Another common programming mistake is a failure to neutralize user-input before using it to generate output on a dynamically generated web page. Suppose a web-page requires input from a user (such as a comment field) before redirecting him to a dynamically created web page that incorporates that data. If the programmer fails to neutralize the user’s input, a hacker can insert malicious code into the input field, which can subsequently lead to inclusion of malicious, browser executable content (JavaScript, Flash, etc.) in the page.

How to avoid it:

Cross-site scripting usually occurs when users are allowed to submit unregulated content to be consumed by other users of a website. It is most common in sites that allow user-generated content such as comments for forum posts. This exploit has been prevalent since the beginning of the internet when ‘guestbooks’ were a common feature on most sites.

To prevent this from occurring, consider using a vetted framework that makes it easier to generate neutralized output, such as the Microsoft Anti-XSS library or the OWASP ESAPI Encoding Module. Further, carefully examine your code and understand the relationship between various components, neutralizing and escaping any user-generated content before outputting it to a web page. This cross-site scripting prevention cheat-sheet is a good resource as any to learn more about this exploit.

3. SQL Injection (or, A Major Failure to Neutralize User Input)

The previous mistake only affects other visitors to your site; but failure to neutralize user input before using it for database interaction is the even nastier version of this problem – it can take your entire site down and wipe out precious data. This should actually be the number one problem, because it causes more serious problems and dangerous security breaches than probably any other mistake. Mess up on this one, and your entire server could be taken over by a hacker.

How to avoid it:

To learn more about the technical details of SQL injection attacks, read this article on SQL Injection. The solution is actually rather simple: always, always escape all user input before using it in a database query. Most programming languages have built-in functions to clean user input before use in database queries. (For example, mysql_real_escape_string in PHP.)

4. Poor Formatting and Improper Comments

By its very nature, programming is a collaborative effort. This means that code generated by one programmer may be accessed and modified by other programmers days, months, and even years down the line. A failure to format the code and provide effective comments detailing each function makes code unmanageable and difficult to maintain.

How to avoid it:

Each programming language has its own entrenched ‘grammar’ and style guidelines. When in doubt, refer to them to gather insight on how to effectively comment and format code.
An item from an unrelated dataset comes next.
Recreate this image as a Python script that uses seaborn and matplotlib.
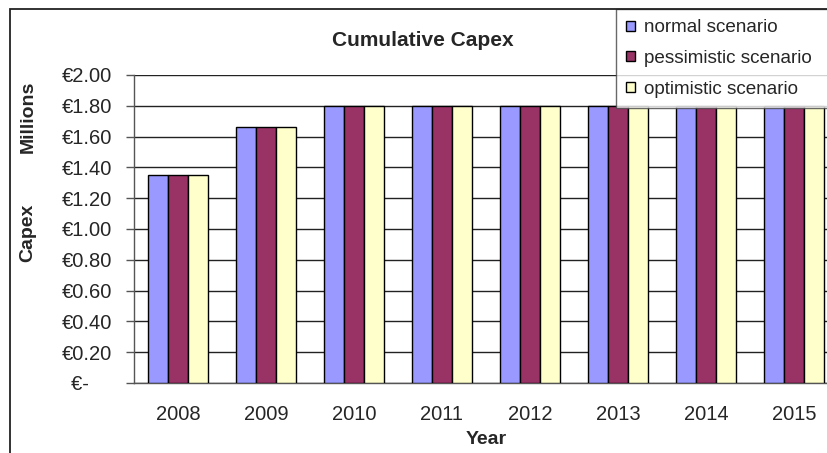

Regardless, develop a habit of inserting appropriate white-space and starting each new function with a comment detailing its use and scope. Practice brevity; comments need to be concise and to the point, not overly wordy. A couple of well-written comments can go a long way in making code easier to read and interpret. Also, be careful to break up code by the specific task it performs; avoid run-on code, just like run-on sentences.
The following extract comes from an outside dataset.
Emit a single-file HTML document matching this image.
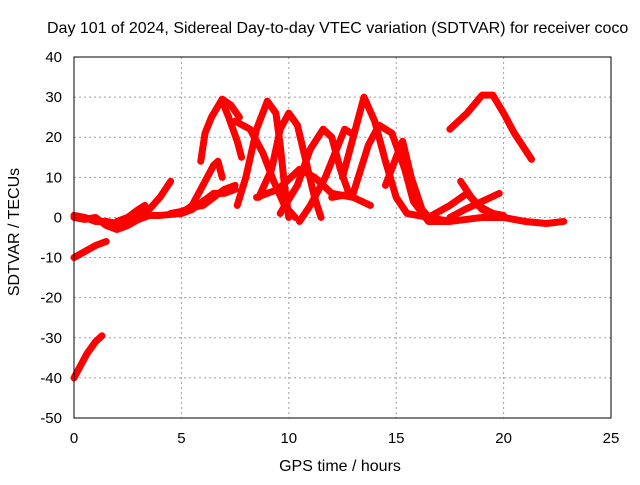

5. Improper User Authorization

Controlling what logged-in users can and cannot do is crucial to ensuring application security and stability. Inadvertently allowing users access to forbidden areas is a mistake new and old programmers alike are sometimes guilty of. Most recently, the ICANN allowed applicants to its new gTLD program to view other applicants’ private information in a major security gaffe, proving not only the pervasiveness of this programming error, but also its injurious consequences.

How to avoid it:

Each application should be divided into limited (normal), privileged, and administrative areas, and given rights and control accordingly. Most logged-in users must be granted limited additional rights, and only a few trusted parties must be given administrative control. Use of role-based access control (RBAC) is also highly recommended.

It is also recommended that you use a vetted library (such as the JAAS Authorization Framework for Java) to make this weakness easier to avoid.

6. Using Hard-Coded Passwords

This is one of the most prevalent programming mistakes, simply because of its convenience. Using a secret hard-coded password for authentication across all the components of a software program makes modifying the code very easy, but also makes the software vulnerable to security breaches. If an enterprising hacker gains access to this password, not only will the security breach be nearly impossible to detect, but also difficult to fix, putting your entire product at risk.

How to avoid it:

Every software program utilizes either of the two authentication methods: outbound (i.e. connecting to an external database or file to verify authentication), and inbound (the authentication mechanism is built into the software itself). For outbound authentication, it is best to save all relevant login data in a strongly encrypted database or protected file. No outside user should be granted access to this information.

For inbound authentication, the security vulnerabilities of a hard-coded password can be circumvented by requiring all users to enter a unique, strong password upon first registration. These user-specific passwords should be “salted” (the process of adding a special secret string to the actual password), then hashed using a one-way hashing algorithm before storage. Passwords should never be stored in plaintext.

In conjunction with access control checks, the elimination of hard-coded passwords can significantly improve the security of your program.